Orthogonal frequency division multiplexing (OFDM) is a wideband modulation scheme in which a frequency bandwidth allocated for a communication session is divided into a plurality of narrow band frequency sub-bandwidths. Each narrow band frequency sub-bandwidth includes a radio frequency (RE) subcarrier. Subcarriers in different sub-channels are mathematically orthogonal to each other.
OFDM is a multi-carrier modulation scheme involving converting data to be transmitted into an M-ary quadrature amplitude modulation (QAM) complex symbol, converting a complex symbol sequence into a plurality of parallel complex symbols through serial-to-parallel conversion, and performing rectangular pulse shaping and subcarrier modulation of each parallel complex symbol. In the multi-carrier modulation, a frequency interval between subcarriers is set such that all of the subcarrier modulated parallel complex symbols are orthogonal to each other. Accordingly, OFDM allows the individual spectrums of subcarriers to overlap without inter-carrier-interference (ICI). This is due to the orthogonality of the subcarriers and also allows a high data transmission rate and high bandwidth use efficiency since a frequency bandwidth is divided into a plurality of orthogonal sub-bandwidths.
In data transmission systems (e.g., cyclic prefix (CP)-OFDM or time domain synchronous (TDS)-OFDM systems) using OFDM, a receiver identifies the characteristics of a channel by estimating a channel impulse response (CIR) while estimating the channel based on a known data signal transmitted from a transmitter. However, in addition to the transmitted information used to estimate the CIR, the received signal may also include noise such as adjacent channel interference or white Gaussian noise, which may make channel estimation difficult.

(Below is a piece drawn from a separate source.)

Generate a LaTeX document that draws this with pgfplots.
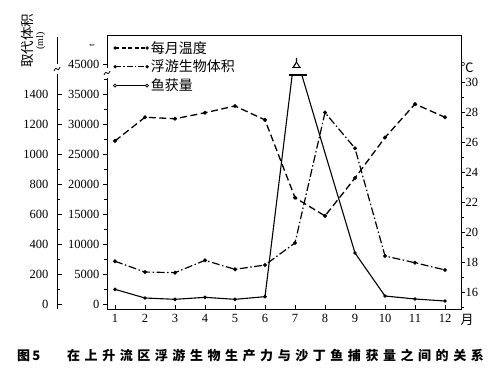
\documentclass[border=0pt]{standalone}
\usepackage{pgfplots}
\pgfplotsset{compat=1.18}
\usepackage{fontspec}
\setmainfont{Liberation Serif}
\newfontfamily\cjk{Noto Sans CJK SC}
\newfontfamily\numf{Liberation Serif}
\begin{document}
\begin{tikzpicture}[x=1pt,y=1pt]
\useasboundingbox (0,0) rectangle (500,380);
\pgfplotsset{
  base/.style={scale only axis, width=354pt, at={(107pt,71pt)}, anchor=south west,
    xmin=0.7333, xmax=12.5333, scaled y ticks=false, scaled x ticks=false,
    /pgf/number format/assume math mode=true, /pgf/number format/1000 sep={},
    tick label style={font=\numf\fontsize{12.5}{12.5}\selectfont},
    axis line style={line width=0.8pt}, tick style={line width=0.8pt, black},
    major tick length=4pt, minor tick length=3pt},
}
% fish catch (inner left scale), clipped at the break
\begin{axis}[base, height=234pt, ymin=-833.33, ymax=38166.67, hide axis, clip=true]
\addplot[black, line width=1.1pt, mark=*, mark size=1.2pt, mark indices={1,2,3,4,5,6,8,9,10,11,12}]
 coordinates {(1,2444)(2,1000)(3,778)(4,1111)(5,778)(6,1222)(7,42000)(8,25167)(9,8500)(10,1333)(11,833)(12,500)};
\end{axis}
% plankton volume (outer left scale)
\begin{axis}[base, height=274pt, ymin=-33.33, ymax=1793.33, hide axis]
\addplot[black, line width=1.2pt, dash pattern=on 8pt off 2.5pt on 1.5pt off 2.5pt, mark=*, mark size=1.3pt, mark options={solid}]
 coordinates {(1,285)(2,213)(3,209)(4,291)(5,231)(6,260)(7,407)(8,1276)(9,1038)(10,320)(11,275)(12,227)};
\end{axis}
% temperature (right scale)
\begin{axis}[base, height=274pt, ymin=14.8667, ymax=33.1333,
  axis y line*=right, axis x line=none, y axis line style={-},
  ytick={16,18,...,30}, minor ytick={15,17,...,29}, ytick align=outside,
  yticklabel style={xshift=-3pt}]
\addplot[black, line width=1.3pt, dash pattern=on 7pt off 3.5pt, mark=*, mark size=1.3pt, mark options={solid}]
 coordinates {(1,26.07)(2,27.65)(3,27.55)(4,27.95)(5,28.4)(6,27.47)(7,22.29)(8,21.07)(9,23.6)(10,26.3)(11,28.53)(12,27.65)};
\end{axis}
% main frame with inner left scale and legend
\begin{axis}[base, height=274pt, ymin=-833.33, ymax=44833.33,
  xtick={1,...,12}, xtick pos=bottom, ytick pos=left, xtick align=inside, ytick align=outside,
  ytick={0,5000,...,40000}, yticklabels={0,5000,10000,15000,20000,25000,30000,35000,45000},
  minor ytick={2500,7500,...,37500},
  xticklabel style={yshift=-2pt},
  legend style={at={(0.017,0.985)}, anchor=north west, draw=none, fill=none, inner sep=0pt,
    font=\cjk\fontsize{14}{15}\selectfont, row sep=1.5pt},
  legend cell align=left]
\addlegendimage{legend image code/.code={\draw[line width=1.2pt, dash pattern=on 4pt off 2.5pt] (0pt,0pt)--(32pt,0pt); \fill (0pt,0pt) circle (1.5pt); \fill (32pt,0pt) circle (1.5pt);}}
\addlegendentry{每月温度}
\addlegendimage{legend image code/.code={\draw[line width=1.2pt, dash pattern=on 6pt off 2pt on 1.5pt off 2pt] (0pt,0pt)--(32pt,0pt); \fill (0pt,0pt) circle (1.5pt); \fill (32pt,0pt) circle (1.5pt);}}
\addlegendentry{浮游生物体积}
\addlegendimage{legend image code/.code={\draw[line width=0.9pt] (1.5pt,0pt)--(30.5pt,0pt); \draw[line width=0.7pt] (0pt,0pt) circle (1.5pt); \draw[line width=0.7pt] (32pt,0pt) circle (1.5pt);}}
\addlegendentry{鱼获量}
\end{axis}
% outer left scale
\begin{axis}[scale only axis, width=10pt, height=272pt, at={(57pt,71pt)}, anchor=south west,
  xmin=0, xmax=1, ymin=-33.33, ymax=1780, scaled y ticks=false,
  axis y line=left, axis x line=none, y axis line style={-, line width=0.8pt},
  tick style={line width=0.8pt, black}, major tick length=5pt, minor tick length=3pt,
  ytick={0,200,...,1400}, minor ytick={100,300,...,1300}, ytick align=inside,
  /pgf/number format/assume math mode=true, /pgf/number format/1000 sep={},
  tick label style={font=\numf\fontsize{12.5}{12.5}\selectfont},
  yticklabel style={xshift=-5pt}]
\end{axis}
% axis breaks and decorations
\fill[white] (55,306) rectangle (59,316);
\draw[line width=0.8pt] (54,309) .. controls (57,316) and (57,306) .. (60,313);
\fill[white] (105,302) rectangle (109,312);
\draw[line width=0.8pt] (104,305) .. controls (107,312) and (107,302) .. (110,309);
\draw[line width=1.4pt] (289,305)--(307,305);
\draw[line width=1pt] (292,312.5)--(301,312.5);
\draw[line width=1.2pt] (296.5,322)--(296.5,318)--(293.5,313);
\draw[line width=1pt] (296.5,318)--(299.5,313);
\node[rotate=90, font=\numf\fontsize{9}{9}\selectfont] at (92,335) {t};
% labels
\node[rotate=90, align=center, inner sep=0pt] at (33,339) {{\cjk\fontsize{13.5}{15}\selectfont 取代体积}\\[-1pt]{\numf\fontsize{10}{10}\selectfont (ml)}};
\node[font=\cjk\fontsize{13}{13}\selectfont] at (467,312) {℃};
\node[font=\cjk\fontsize{13}{13}\selectfont] at (467,60) {月};
\node[anchor=west, inner sep=0pt, font=\cjk\bfseries\fontsize{13}{13}\selectfont] at (17,24) {图\,5};
\node[anchor=west, inner sep=0pt, font=\cjk\bfseries\fontsize{13}{13}\selectfont] at (67,24) {\addfontfeature{LetterSpace=35}在上升流区浮游生物生产力与沙丁鱼捕获量之间的关系};
\end{tikzpicture}
\end{document}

FIGS. 1A through 1C are graphs illustrating received OFDM signals including noise and CIR information. FIG. 1A is a graph illustrating the amplitude of a CIR in a TU6 channel model, which is disclosed in “COST 207 TD(86)51-REW3(WG1): Proposal on Channel Transfer Functions to be Used in GSM Tests Late 1986, September 1986”. Referring to FIG. 1A, six channel paths exist in an exemplary channel (channel model) in terms of continuous time. FIG. 1B illustrates CIRs existing within a time period, during which no pulse exists in the channel model illustrated in FIG. 1A. These CIRs are unwanted CIR components having a low-energy value and are generated due to energy leakage from a period in which pulses exist. FIG. 1C is a graph obtained by observing the CIRs illustrated in FIG. 1B in terms of time variation. It can be determine from the graph that CIRs exist within the period in which no pulse exist in the channel model illustrated in FIG. 1A.
The above-mentioned CIRs being unwanted CIR components having a low-energy value may make it difficult to detect a CIR based on a known transmission signal generated by an OFDM transmitter. For instance, even if the method of threshold detection disclosed in “Z. Yang, J. Wang, C. Pan, et al., “Channel Estimation of DMB-T,” in 2002 IEEE Conf. Commu., Circuits and Systems and West Sino Expositions, pp. 1069-1072” is used, CIR detection may be difficult due to an unwanted CIR component, having a low-energy value because of inter-symbol interference (ISI) having a high-energy value and energy leakage in a channel model.